→ Task to carry out: Leave out the pictures and reproduce all of the data exactly.
****************
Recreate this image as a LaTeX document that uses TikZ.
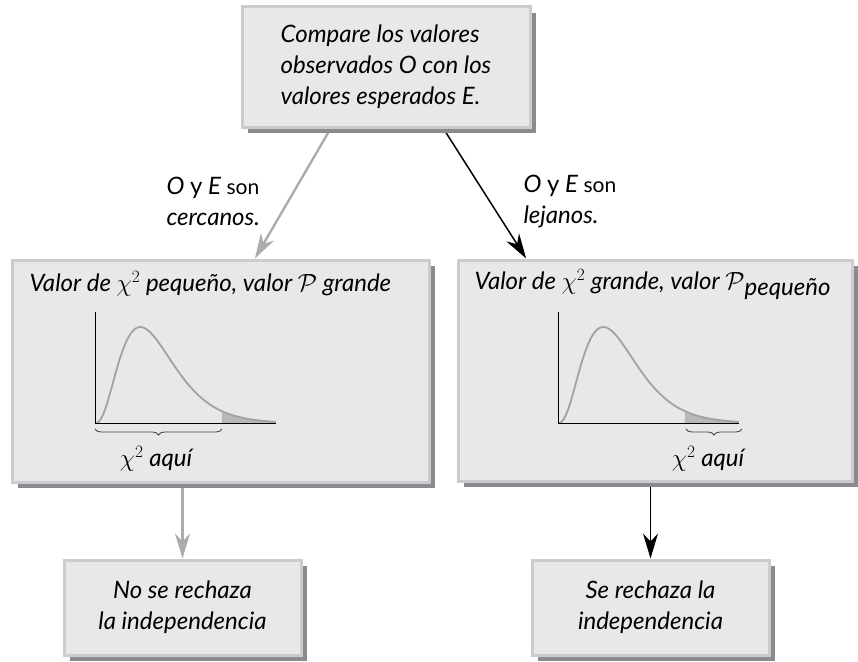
\documentclass[tikz,border=0pt]{standalone}
\usepackage{fontspec}
\setmainfont{Lato}
\usepackage{tikz}
\usetikzlibrary{positioning, arrows.meta, calc, shadows, decorations.pathreplacing, backgrounds}

\definecolor{boxfill}{RGB}{232,232,234}
\definecolor{boxrim}{RGB}{204,204,207}
\definecolor{shadowc}{RGB}{138,139,143}
\definecolor{arrowgray}{RGB}{172,172,174}
\definecolor{curvegray}{RGB}{162,162,164}
\definecolor{tailgray}{RGB}{184,184,187}

\begin{document}
\begin{tikzpicture}[
  x=1pt, y=-1pt,
  font=\fontsize{24}{31}\selectfont\itshape,
  >={Stealth[length=25pt, width=15pt, inset=8pt]},
  box/.style={draw=boxrim, line width=3pt, fill=boxfill, align=center,
    drop shadow={shadow xshift=6pt, shadow yshift=-6pt, fill=shadowc, opacity=1}},
  near/.style={->, draw=arrowgray, line width=2.4pt},
  far/.style={->, line width=1.5pt},
  curve/.style={draw=curvegray, line width=1.8pt},
  tail/.style={fill=tailgray},
  brace/.style={decorate, decoration={brace, mirror, amplitude=6pt}, line width=0.8pt, draw=black!75},
  declare function={dens(\u)=pow(\u/0.25,2.7)*exp(2.7*(1-\u/0.25));}
]
\useasboundingbox (0,0) rectangle (858,661);

% boxes
\node[box, align=left, minimum width=288pt, minimum height=120pt] (cmp) at (386,67)
  {Compare los valores\\observados O con los\\valores esperados E.};
\node[box, minimum width=417pt, minimum height=222pt] (lft) at (220.5,371) {};
\node[box, minimum width=394pt, minimum height=221pt] (rgt) at (655,370.5) {};
\node[box, minimum width=237pt, minimum height=95pt] (norej) at (182.5,607.5)
  {No se rechaza\\la independencia};
\node[box, minimum width=237pt, minimum height=95pt] (rej) at (650.5,607.5)
  {Se rechaza la\\independencia};

% titles of the two cases
\node[anchor=west] (ttlL) at (26,284) {Valor de $\chi^2$ pequeño, valor $\mathcal{P}$ grande};
\node[anchor=west] (ttlR) at (471,284) {Valor de $\chi^2$ grande, valor $\mathcal{P}$\raisebox{-6pt}{pequeño}};

% chi-square curves
\foreach \ox/\bs/\be/\lx in {95/95/222/156, 558/686/742/708} {
  \fill[tail] (\ox+127,423) -- plot[domain=0.70:1, samples=20] ({\ox+181*\x},{423-96*dens(\x)}) -- (\ox+181,423) -- cycle;
  \draw[curve] plot[domain=0.002:1, samples=90, smooth] ({\ox+181*\x},{423-96*dens(\x)});
  \draw[line width=1pt] (\ox,312) -- (\ox,423) -- (\ox+181,423);
  \draw[brace] (\bs,429) -- (\be,429);
  \node (aqui\ox) at (\lx,459) {$\chi^2$ aquí};
}

% branch labels
\node[anchor=west, align=left] (lblnear) at (163,201) {O {\upshape y} E {\upshape\fontsize{21}{31}\selectfont son}\\cercanos.};
\node[anchor=west, align=left] (lblfar) at (520,201) {O {\upshape y} E {\upshape\fontsize{21}{31}\selectfont son}\\lejanos.};

\begin{pgfonlayer}{background}
\draw[near] (cmp.228) -- (lft.73.7);
\draw[far] (cmp.313) -- (rgt.139.2);
\draw[near] (norej.north |- lft.south) -- (norej.north);
\draw[far] (rej.north |- rgt.south) -- (rej.north);
\end{pgfonlayer}
\end{tikzpicture}
\end{document}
****************
→ Output below:
Recreate this image as a LaTeX document that uses TikZ.
\documentclass[tikz,border=0pt]{standalone}
\usepackage{fontspec}
\setmainfont{Lato}
\usepackage{tikz}
\usetikzlibrary{positioning, arrows.meta, calc, shadows, decorations.pathreplacing, backgrounds}

\definecolor{boxfill}{RGB}{232,232,234}
\definecolor{boxrim}{RGB}{204,204,207}
\definecolor{shadowc}{RGB}{138,139,143}
\definecolor{arrowgray}{RGB}{172,172,174}
\definecolor{curvegray}{RGB}{162,162,164}
\definecolor{tailgray}{RGB}{184,184,187}

\begin{document}
\begin{tikzpicture}[
  x=1pt, y=-1pt,
  font=\fontsize{24}{31}\selectfont\itshape,
  >={Stealth[length=25pt, width=15pt, inset=8pt]},
  box/.style={draw=boxrim, line width=3pt, fill=boxfill, align=center,
    drop shadow={shadow xshift=6pt, shadow yshift=-6pt, fill=shadowc, opacity=1}},
  near/.style={->, draw=arrowgray, line width=2.4pt},
  far/.style={->, line width=1.5pt},
  curve/.style={draw=curvegray, line width=1.8pt},
  tail/.style={fill=tailgray},
  brace/.style={decorate, decoration={brace, mirror, amplitude=6pt}, line width=0.8pt, draw=black!75},
  declare function={dens(\u)=pow(\u/0.25,2.7)*exp(2.7*(1-\u/0.25));}
]
\useasboundingbox (0,0) rectangle (858,661);

% boxes
\node[box, align=left, minimum width=288pt, minimum height=120pt] (cmp) at (386,67)
  {Compare los valores\\observados O con los\\valores esperados E.};
\node[box, minimum width=417pt, minimum height=222pt] (lft) at (220.5,371) {};
\node[box, minimum width=394pt, minimum height=221pt] (rgt) at (655,370.5) {};
\node[box, minimum width=237pt, minimum height=95pt] (norej) at (182.5,607.5)
  {No se rechaza\\la independencia};
\node[box, minimum width=237pt, minimum height=95pt] (rej) at (650.5,607.5)
  {Se rechaza la\\independencia};

% titles of the two cases
\node[anchor=west] (ttlL) at (26,284) {Valor de $\chi^2$ pequeño, valor $\mathcal{P}$ grande};
\node[anchor=west] (ttlR) at (471,284) {Valor de $\chi^2$ grande, valor $\mathcal{P}$\raisebox{-6pt}{pequeño}};

% chi-square curves
\foreach \ox/\bs/\be/\lx in {95/95/222/156, 558/686/742/708} {
  \fill[tail] (\ox+127,423) -- plot[domain=0.70:1, samples=20] ({\ox+181*\x},{423-96*dens(\x)}) -- (\ox+181,423) -- cycle;
  \draw[curve] plot[domain=0.002:1, samples=90, smooth] ({\ox+181*\x},{423-96*dens(\x)});
  \draw[line width=1pt] (\ox,312) -- (\ox,423) -- (\ox+181,423);
  \draw[brace] (\bs,429) -- (\be,429);
  \node (aqui\ox) at (\lx,459) {$\chi^2$ aquí};
}

% branch labels
\node[anchor=west, align=left] (lblnear) at (163,201) {O {\upshape y} E {\upshape\fontsize{21}{31}\selectfont son}\\cercanos.};
\node[anchor=west, align=left] (lblfar) at (520,201) {O {\upshape y} E {\upshape\fontsize{21}{31}\selectfont son}\\lejanos.};

\begin{pgfonlayer}{background}
\draw[near] (cmp.228) -- (lft.73.7);
\draw[far] (cmp.313) -- (rgt.139.2);
\draw[near] (norej.north |- lft.south) -- (norej.north);
\draw[far] (rej.north |- rgt.south) -- (rej.north);
\end{pgfonlayer}
\end{tikzpicture}
\end{document}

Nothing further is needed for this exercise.